You would think a mom would know better because she's been there, done that, and bought the t-shirt.
So there I was...
We went to get lunch at the Wright Brothers Cafe on Hickam AFB. On the way there, little A fell asleep in the back of the car, so E stayed with him in the car while I took the other three boys in to get lunch.
Wait, backtrack a moment. Allow me to explain something first.
The mere suggestion - ney, UTTERANCE of certain words in front of the boys will throw them into a wild frenzy the likes of which shark hunters have never seen. LW and I are very cautious not to mention such forbidden words in front of the canine-like hearing senses of our children and have come up with other means of communication such as code words or typing to each other on instant messenger across the family room. Even that isn't totally secure, for ES has discovered we use it as a means of covert communications and will race to one of our computers to read what we wrote when he hears the little "blip-blip" signifying an IM message sent or received.

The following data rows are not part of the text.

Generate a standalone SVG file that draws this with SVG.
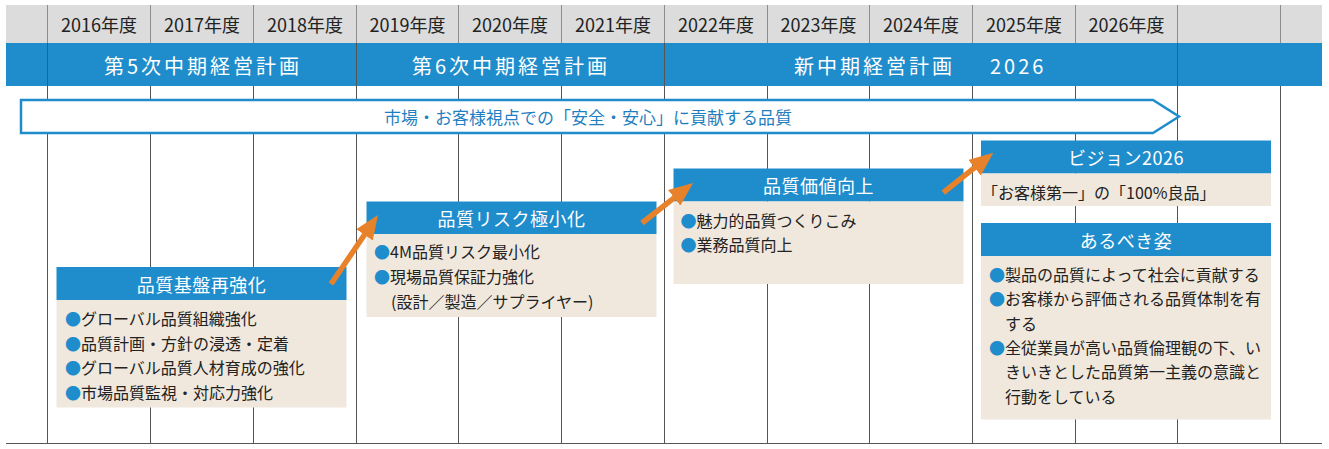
<svg xmlns="http://www.w3.org/2000/svg" width="1329" height="449" viewBox="0 0 1329 449">
<style>
text{font-family:"Noto Sans CJK JP","Noto Sans",sans-serif;}
.yr{font-size:18px;fill:#222;text-anchor:middle;dominant-baseline:central;}
.plan{font-size:20px;fill:#fff;letter-spacing:3px;dominant-baseline:central;}
.vl{stroke:#555;stroke-width:1;}
.hl{stroke:#8e8e8e;stroke-width:1;}
.head{fill:#1f8dcc;}
.body{fill:#f0e8dd;}
.ttl{font-size:18px;fill:#fff;text-anchor:middle;dominant-baseline:central;letter-spacing:0.5px;}
.tx{font-size:16px;fill:#222;dominant-baseline:central;}
.bl{fill:#1f8dcc;}
.conn{stroke:#e8822a;stroke-width:5.5;fill:none;marker-end:url(#ah);}
</style>
<defs>
<marker id="ah" markerUnits="userSpaceOnUse" markerWidth="24" markerHeight="20" viewBox="0 0 24 20" refX="4" refY="10" orient="auto">
<path d="M0,0 L24,10 L0,20 z" fill="#e8822a"/>
</marker>
</defs>
<rect x="0" y="0" width="1329" height="449" fill="#fff"/>
<g id="grid">
<rect x="6" y="5" width="1316" height="38" fill="#dcdcdc"/>
<rect x="6" y="43" width="1316" height="43" fill="#1f8dcc"/>
<g class="hl">
<line x1="47.5" y1="5" x2="47.5" y2="43"/>
<line x1="150.5" y1="5" x2="150.5" y2="43"/>
<line x1="253.5" y1="5" x2="253.5" y2="43"/>
<line x1="356.5" y1="5" x2="356.5" y2="43"/>
<line x1="458.5" y1="5" x2="458.5" y2="43"/>
<line x1="561.5" y1="5" x2="561.5" y2="43"/>
<line x1="664.5" y1="5" x2="664.5" y2="43"/>
<line x1="767.5" y1="5" x2="767.5" y2="43"/>
<line x1="869.5" y1="5" x2="869.5" y2="43"/>
<line x1="972.5" y1="5" x2="972.5" y2="43"/>
<line x1="1075.5" y1="5" x2="1075.5" y2="43"/>
<line x1="1177.5" y1="5" x2="1177.5" y2="43"/>
<line x1="1280.5" y1="5" x2="1280.5" y2="43"/>
</g>
<g class="vl">
<line x1="47.5" y1="43" x2="47.5" y2="86"/>
<line x1="356.5" y1="43" x2="356.5" y2="86"/>
<line x1="664.5" y1="43" x2="664.5" y2="86"/>
<line x1="1177.5" y1="43" x2="1177.5" y2="86"/>
<line x1="47.5" y1="86" x2="47.5" y2="443"/>
<line x1="150.5" y1="86" x2="150.5" y2="443"/>
<line x1="253.5" y1="86" x2="253.5" y2="443"/>
<line x1="356.5" y1="86" x2="356.5" y2="443"/>
<line x1="458.5" y1="86" x2="458.5" y2="443"/>
<line x1="561.5" y1="86" x2="561.5" y2="443"/>
<line x1="664.5" y1="86" x2="664.5" y2="443"/>
<line x1="767.5" y1="86" x2="767.5" y2="443"/>
<line x1="869.5" y1="86" x2="869.5" y2="443"/>
<line x1="972.5" y1="86" x2="972.5" y2="443"/>
<line x1="1075.5" y1="86" x2="1075.5" y2="443"/>
<line x1="1177.5" y1="86" x2="1177.5" y2="443"/>
<line x1="1280.5" y1="86" x2="1280.5" y2="443"/>
<line x1="6" y1="443.5" x2="1322" y2="443.5"/>
</g>
<text class="yr" x="99" y="24">2016年度</text>
<text class="yr" x="202" y="24">2017年度</text>
<text class="yr" x="305" y="24">2018年度</text>
<text class="yr" x="407.5" y="24">2019年度</text>
<text class="yr" x="510" y="24">2020年度</text>
<text class="yr" x="613" y="24">2021年度</text>
<text class="yr" x="716" y="24">2022年度</text>
<text class="yr" x="818.5" y="24">2023年度</text>
<text class="yr" x="921" y="24">2024年度</text>
<text class="yr" x="1024" y="24">2025年度</text>
<text class="yr" x="1126.5" y="24">2026年度</text>
<text class="plan" x="203" y="65" text-anchor="middle">第5次中期経営計画</text>
<text class="plan" x="511" y="65" text-anchor="middle">第6次中期経営計画</text>
<text class="plan" x="794" y="65">新中期経営計画</text>
<text class="plan" x="990" y="65">2026</text>
</g>
<g id="banner">
<polygon points="21,100 1153,100 1179,116.5 1153,133 21,133" fill="#fff" stroke="#1f8dcc" stroke-width="2.5"/>
<text x="588" y="116.5" font-size="17" fill="#1f7fc0" text-anchor="middle" dominant-baseline="central">市場・お客様視点での「安全・安心」に貢献する品質</text>
</g>
<g id="node-kiban">
<rect class="head" x="56.5" y="267" width="290" height="33"/>
<rect class="body" x="56.5" y="300" width="290" height="107.5"/>
<text class="ttl" x="201.5" y="283.5">品質基盤再強化</text>
<text class="tx" x="65" y="318"><tspan class="bl">●</tspan>グローバル品質組織強化</text>
<text class="tx" x="65" y="342.5"><tspan class="bl">●</tspan>品質計画・方針の浸透・定着</text>
<text class="tx" x="65" y="367"><tspan class="bl">●</tspan>グローバル品質人材育成の強化</text>
<text class="tx" x="65" y="391.5"><tspan class="bl">●</tspan>市場品質監視・対応力強化</text>
</g>
<g id="node-risk">
<rect class="head" x="366.5" y="201.5" width="290" height="32.5"/>
<rect class="body" x="366.5" y="234" width="290" height="83"/>
<text class="ttl" x="511.5" y="218">品質リスク極小化</text>
<text class="tx" x="374" y="251"><tspan class="bl">●</tspan>4M品質リスク最小化</text>
<text class="tx" x="374" y="276"><tspan class="bl">●</tspan>現場品質保証力強化</text>
<text class="tx" x="391" y="301">(設計／製造／サプライヤー)</text>
</g>
<g id="node-kachi">
<rect class="head" x="673.5" y="168.5" width="290" height="33"/>
<rect class="body" x="673.5" y="201.5" width="290" height="82.5"/>
<text class="ttl" x="818.5" y="185">品質価値向上</text>
<text class="tx" x="680.5" y="219.5"><tspan class="bl">●</tspan>魅力的品質つくりこみ</text>
<text class="tx" x="680.5" y="244"><tspan class="bl">●</tspan>業務品質向上</text>
</g>
<g id="node-vision">
<rect class="head" x="981" y="140.5" width="290" height="33"/>
<rect class="body" x="981" y="173.5" width="290" height="32.5"/>
<text class="ttl" x="1126" y="157">ビジョン2026</text>
<text class="tx" x="982" y="191.5">「お客様第一」の「100%良品」</text>
</g>
<g id="node-arubeki">
<rect class="head" x="981" y="223" width="290" height="33"/>
<rect class="body" x="981" y="256" width="290" height="163.5"/>
<text class="ttl" x="1126" y="239.5">あるべき姿</text>
<text class="tx" x="989" y="273.5"><tspan class="bl">●</tspan>製品の品質によって社会に貢献する</text>
<text class="tx" x="989" y="298"><tspan class="bl">●</tspan>お客様から評価される品質体制を有</text>
<text class="tx" x="1005" y="322.5">する</text>
<text class="tx" x="989" y="347"><tspan class="bl">●</tspan>全従業員が高い品質倫理観の下、い</text>
<text class="tx" x="1005" y="371">きいきとした品質第一主義の意識と</text>
<text class="tx" x="1005" y="396">行動をしている</text>
</g>
<g id="connectors">
<line class="conn" x1="331" y1="284" x2="366.7" y2="231.5"/>
<line class="conn" x1="642" y1="223" x2="677.3" y2="195.3"/>
<line class="conn" x1="943.3" y1="192.7" x2="977.7" y2="165.2"/>
</g>
</svg>
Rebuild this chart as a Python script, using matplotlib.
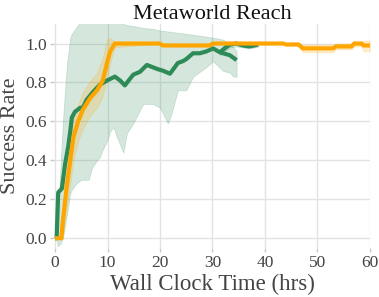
import matplotlib
matplotlib.use("Agg")
import matplotlib.pyplot as plt

# ---- data ----
green_x = [0.0, 0.3, 0.4, 0.6, 1.3, 1.9, 2.5, 2.9, 3.2, 3.8, 4.8, 5.3, 6.0, 7.2, 8.6,
           9.9, 11.4, 12.4, 13.3, 14.9, 16.2, 17.5, 19.4, 20.6, 21.9, 23.4, 24.4, 25.0,
           26.3, 27.6, 28.9, 30.1, 31.4, 32.0, 33.3, 34.6]
green_y = [0.0, 0.0, 0.08, 0.235, 0.255, 0.38, 0.47, 0.55, 0.62, 0.65, 0.67, 0.67, 0.71,
           0.75, 0.79, 0.81, 0.83, 0.81, 0.785, 0.84, 0.855, 0.89, 0.87, 0.86, 0.845, 0.90,
           0.91, 0.92, 0.95, 0.95, 0.96, 0.975, 0.955, 0.95, 0.94, 0.915]

green_tail_x = [31.4, 32.3, 33.3, 34.5, 35.8, 37.0, 38.0, 38.7]
green_tail_y = [0.955, 0.975, 0.995, 1.0, 0.99, 0.985, 0.99, 0.995]

green_band_x = [0.0, 0.3, 0.5, 1.0, 1.5, 2.0, 2.3, 2.9, 3.2, 4.0, 5.0, 6.4, 7.0, 8.0,
                8.6, 9.0, 9.9, 10.5, 11.1, 11.8, 13.0, 13.7, 14.9, 16.8, 18.7, 20.0,
                21.5, 22.2, 23.4, 25.0, 26.3, 28.9, 30.1, 32.0, 33.3, 34.0, 34.6]
green_band_hi = [0.0, 0.02, 0.1, 0.35, 0.6, 0.8, 0.9, 1.03, 1.05, 1.08, 1.12, 1.13, 1.13,
                 1.13, 1.13, 1.13, 1.13, 1.13, 1.13, 1.12, 1.1, 1.095, 1.09, 1.08, 1.075,
                 1.067, 1.062, 1.06, 1.055, 1.05, 1.045, 1.035, 1.03, 1.02, 1.0, 0.98, 0.96]
green_band_lo = [0.0, 0.0, -0.04, -0.03, 0.0, 0.08, 0.13, 0.23, 0.25, 0.28, 0.30, 0.30,
                 0.36, 0.40, 0.42, 0.45, 0.50, 0.55, 0.57, 0.52, 0.44, 0.54, 0.59, 0.69,
                 0.69, 0.67, 0.59, 0.64, 0.76, 0.76, 0.83, 0.88, 0.91, 0.86, 0.85, 0.83, 0.83]

green_tail_lo = [0.94, 0.96, 0.98, 0.985, 0.98, 0.975, 0.98, 0.985]
green_tail_hi = [0.97, 0.99, 1.005, 1.01, 1.0, 0.995, 1.0, 1.005]

orange_x = [0.0, 1.2, 1.5, 2.2, 2.9, 3.5, 4.4, 5.3, 6.7, 8.0, 9.1, 9.9, 10.5, 11.4,
            20.0, 20.5, 29.5, 30.0, 43.5, 44.0, 46.4, 47.2, 53.0, 53.5, 56.5, 57.0,
            58.4, 58.8, 60.0]
orange_y = [0.0, 0.0, 0.09, 0.26, 0.40, 0.52, 0.60, 0.66, 0.72, 0.76, 0.81, 0.90, 0.96,
            1.0, 1.0, 0.99, 0.99, 1.0, 1.0, 0.995, 0.995, 0.975, 0.975, 0.985, 0.985,
            1.0, 1.0, 0.99, 0.99]
orange_lo = [0.0, 0.0, 0.02, 0.15, 0.28, 0.40, 0.50, 0.56, 0.63, 0.67, 0.73, 0.82, 0.90,
             0.98, 1.0, 0.99, 0.99, 1.0, 1.0, 0.99, 0.99, 0.955, 0.955, 0.97, 0.97,
             0.985, 0.985, 0.96, 0.96]
orange_hi = [0.0, 0.0, 0.16, 0.37, 0.52, 0.62, 0.69, 0.75, 0.81, 0.85, 0.93, 1.02, 1.03,
             1.01, 1.0, 0.99, 0.99, 1.0, 1.0, 1.0, 1.0, 0.995, 0.995, 1.0, 1.0,
             1.01, 1.01, 1.015, 1.015]

x_ticks = [0, 10, 20, 30, 40, 50, 60]
y_ticks = [0.0, 0.2, 0.4, 0.6, 0.8, 1.0]

GREEN = "#2e8b57"
ORANGE = "#ffa500"

plt.rcParams["font.family"] = ["Liberation Serif", "DejaVu Serif"]

fig = plt.figure(figsize=(3.79, 2.97), dpi=100)
ax = fig.add_axes([0.1425, 0.165, 0.8335, 0.754])

ax.fill_between(green_band_x, green_band_lo, green_band_hi, color=GREEN, alpha=0.2, lw=0.6)
ax.fill_between(green_tail_x, green_tail_lo, green_tail_hi, color=GREEN, alpha=0.2, lw=0.6)
ax.fill_between(orange_x, orange_lo, orange_hi, color=ORANGE, alpha=0.2, lw=0.6)

ax.plot(green_x, green_y, color=GREEN, lw=3, solid_capstyle="butt")
ax.plot(green_tail_x, green_tail_y, color=GREEN, lw=3, solid_capstyle="butt")
ax.plot(orange_x, orange_y, color=ORANGE, lw=3, solid_capstyle="butt")

ax.set_xlim(-0.2, 60)
ax.set_ylim(-0.05, 1.1)
ax.set_xticks(x_ticks)
ax.set_yticks(y_ticks)
ax.set_yticklabels([f"{v:.1f}" for v in y_ticks])

for s in ax.spines.values():
    s.set_visible(False)
ax.grid(True, color="#e3e3e3", lw=1.0)
ax.set_axisbelow(True)
ax.tick_params(axis="both", colors="#c8c8c8", labelcolor="#444444", labelsize=12.5,
               length=3, width=1, pad=2)

ax.set_xlabel("Wall Clock Time (hrs)", fontsize=16.5, color="#444444", labelpad=2)
ax.set_ylabel("Success Rate", fontsize=16, color="#444444", labelpad=4)
ax.set_title("Metaworld Reach", fontsize=16, color="#111111", pad=3)

fig.savefig("out.png", dpi=100)
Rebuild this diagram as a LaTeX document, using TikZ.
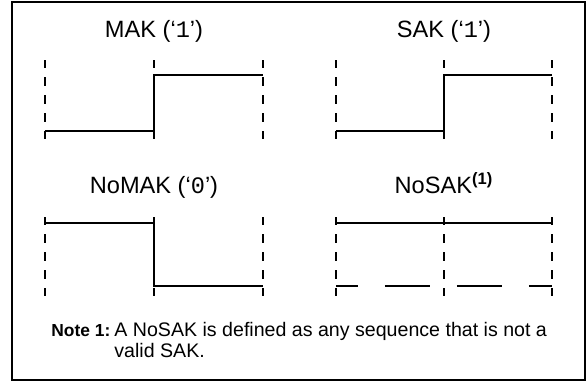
\documentclass[tikz,border=0pt]{standalone}
\usepackage{fontspec}
\setmainfont{Liberation Sans}
\newfontfamily\monofont{Liberation Mono}
\begin{document}
\begin{tikzpicture}[x=0.5pt,y=-0.5pt,
    wave/.style={line width=1pt},
    guide/.style={line width=1pt, dash pattern=on 4.5pt off 4.5pt, dash phase=0.5pt},
    title/.style={font=\fontsize{11.8}{13}\selectfont, anchor=base, inner sep=0pt},
    notetxt/.style={font=\fontsize{9.8}{11}\selectfont, anchor=base west, inner sep=0pt}]
        \useasboundingbox (0,0) rectangle (586,381);
        \draw[line width=0.85pt] (12,2) rectangle (585,380); %frame

        \node[title] (mak) at (154,37) {MAK (‘{\monofont 1}’)};
        \node[title] (sak) at (444,37) {SAK (‘{\monofont 1}’)};
        \node[title] (nomak) at (154,193) {NoMAK (‘{\monofont 0}’)};
        \node[title] (nosak) at (444,193) {NoSAK\textsuperscript{\bfseries (1)}};

        \draw[guide] (45,60) -- (45,139); %mak
        \draw[guide] (154,60) -- (154,139);
        \draw[guide] (263,60) -- (263,139);
        \draw[wave] (45,131) -- (154,131) -- (154,75) -- (263,75);

        \draw[guide] (336,60) -- (336,139); %sak
        \draw[guide] (444,60) -- (444,139);
        \draw[guide] (552,60) -- (552,139);
        \draw[wave] (336,131) -- (444,131) -- (444,75) -- (552,75);

        \draw[guide] (45,217) -- (45,296); %nomak
        \draw[guide] (154,217) -- (154,296);
        \draw[guide] (263,217) -- (263,296);
        \draw[wave] (45,223) -- (154,223) -- (154,286) -- (263,286);

        \draw[guide] (336,217) -- (336,296); %nosak
        \draw[guide] (444,217) -- (444,296);
        \draw[guide] (552,217) -- (552,296);
        \draw[wave] (336,223) -- (552,223);
        \draw[wave, dash pattern=on 22.5pt off 13.5pt, dash phase=11.5pt] (336,286) -- (552,286);

        \node[notetxt, font=\fontsize{8.7}{11}\selectfont\bfseries] (note) at (51,336) {Note 1:};
        \node[notetxt] (notea) at (114,336) {A NoSAK is defined as any sequence that is not a};
        \node[notetxt] (noteb) at (114,357) {valid SAK.};
    \end{tikzpicture}
\end{document}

Okay, now back to our story.
So there I was...
Standing in line at the Wright Brothers Cafe. I ask the boys for the third time what they want to eat. Suddenly, the lady in front of me turns around with a Cheshire Cat grin and says, "You boys should have the ICE CREAM!"
I winced and froze in my tracks while I waited for the unanimous choral "ICE CREAM!" response that I expected from the boys.
Thankfully, it was just a close call. In all the noise of the restaurant and the boys' natural state of perpetual motion, the signal-to-noise ratio was low enough that the "ice cream" suggestion didn't cross the threshold of their consciousness.
Even so, if looks could kill... I think I either scared or pissed off the lady with the angry lack of humor in the facial expression I shot back at her to convey, "You did NOT just say that in front of these kids!!!" She actually looked somewhat offended by my facial expression and lack of appreciation for her sense of humor.
She quickly turned back around to place the orders for her and her middle school aged daughter. That's the part that really gets me though. The fact that she's a mom and presumably she's had to deal with kids screaming, "I want ice cream!" at some time in her parenting experience makes me think she should know better.
Thank goodness it was just a close call.
And now, speaking of ice cream, LW is sending me subliminal messages that she wants some.